Here we have profited greatly from Rust's first class support
for SIMD vectorised operations. While this pricing algorithm
appears, at first glance, to be entirely sequential, we see
that it can be vectorised and even help up to reduce
the amount of branches in our code.
Benchmarks and Rust implementation
The implementation of this project can be found
here.
To benchmark the improvements offered by SIMD vectorised
order books we compare the standard vector based order book implementation,
to an equivalent one using prices and volumes in u64x4 and f64x4 SIMD
registers.
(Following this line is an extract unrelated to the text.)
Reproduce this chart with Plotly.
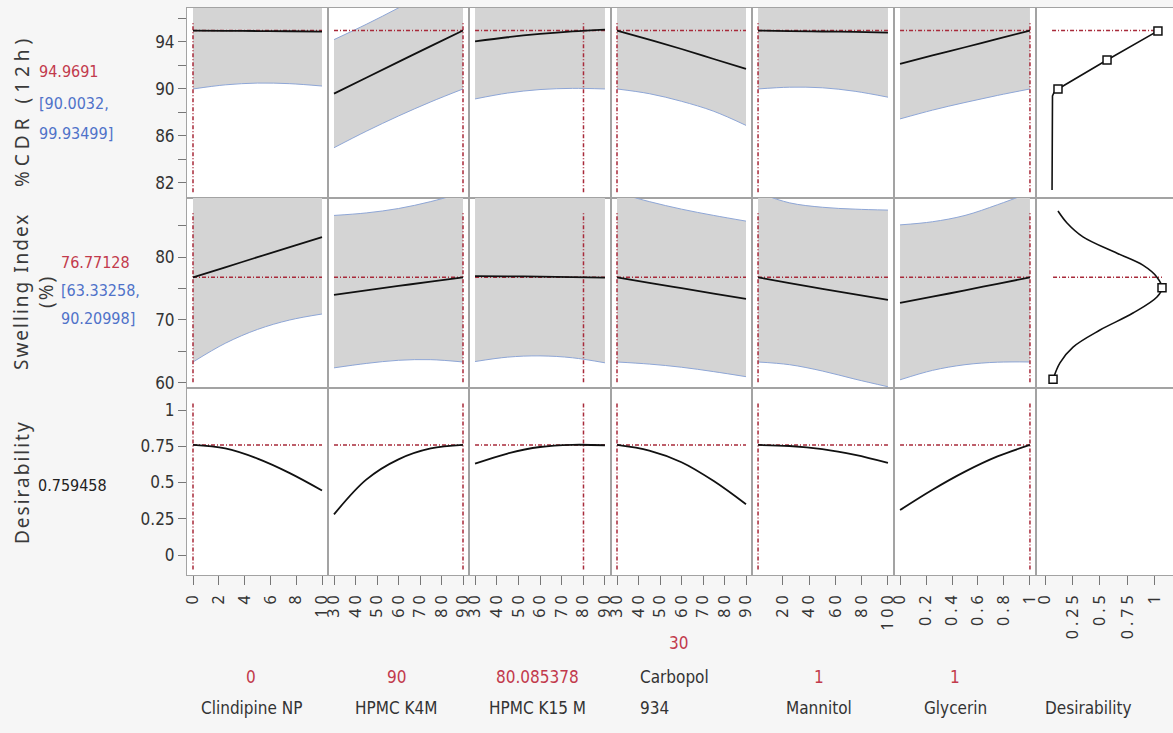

In both cases we create an order book with depth 5000.
We compare the time required to query prices at volumes equidistantly
placed across the total volume available, and at volumes equidistantly
placed in the lowest 5 per cent of the order book.
When analysing hardware oriented topics, such as SIMD, it is
often interesting to compare their effectiveness across different
processors. For this purpose we compare the performance
benefit on an ARM based MacBook Pro with M2 (12P, 3E) to
the performance differential on a 12 Core AMD Ryzen 3900x. The
key differentiator between these two for our purpose is that the
AMD processor offers full support for AVX-2 vectorisation.
\[
\begin{array}{l|l}
\text{System}&
\text{Benchmark}&
\text{Baseline duration}&
\text{SIMD duration} &
\text{SIMD speed-up}
\\\hline
\text{M2 MacBook} & \text{Full Depth} & 5.956 \text{s} & 4.481\text{s} & 1.33 \times \\
\text{M2 MacBook} & \text{5% Depth} & 0.317 \text{s} & 0.212\text{s} & 1.49 \times \\
\text{AMD 3900x} & \text{Full Depth} & 7.957 \text{s} & 4.254\text{s} & 1.87 \times \\
\text{AMD 3900x} & \text{5% Depth} & 0.430 \text{s} & 0.226\text{s} & 1.90 \times \\
\end{array}
\]
We observe that both systems benefitted from the SIMD implementation for the same underlying
algorithm and data structure. Additionally, we observe a greater, almost 2x improvement,
when applying the SIMD optimisations on the AMD processor, which is in line with our
expectation, due to the better vectorisation support on this platform.